The bigger picture isn’t about agreement. It’s about perspective. Once we see belief as one expression of the universal search rather than the search itself, we start to appreciate its purpose without mistaking it for the whole.
Faith, science, philosophy—each holds a fragment of the mirror. It’s only together that the reflection begins to look like truth.
Beyond Fear
At the heart of every belief is the same longing: to feel that life has meaning, that we are not alone in it, and that something in us continues when our story ends. That longing is not weakness; it’s the pulse of awareness itself, reaching for its own reflection.
But when fear takes the wheel, belief stops guiding and starts guarding.
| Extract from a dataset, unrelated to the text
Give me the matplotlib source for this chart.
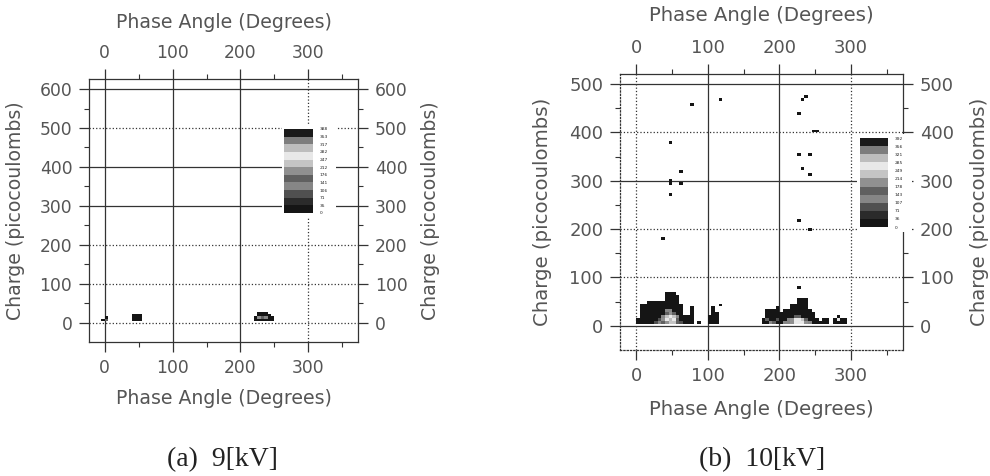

We build walls around our answers, convinced that if we let light in, the dark will win. Yet the opposite is true: light doesn’t destroy darkness—it reveals what was always there.
Perhaps faith’s next evolution isn’t about abandoning tradition, but meeting it without fear. To read the old words with new eyes. To see God not as a warden of paradise, but as the quiet intelligence humming through every act of kindness, every question honestly asked, every truth newly discovered.
Whether we pray, meditate, study, or simply pause in wonder, we’re participating in the same mystery that breathed the stars into being. The language differs, but the silence underneath is shared.
In that silence, belief softens into understanding.
And understanding, when it ripens, needs no defense.
Maybe that’s where freedom begins—not in having all the answers, but in learning to rest inside the question itself.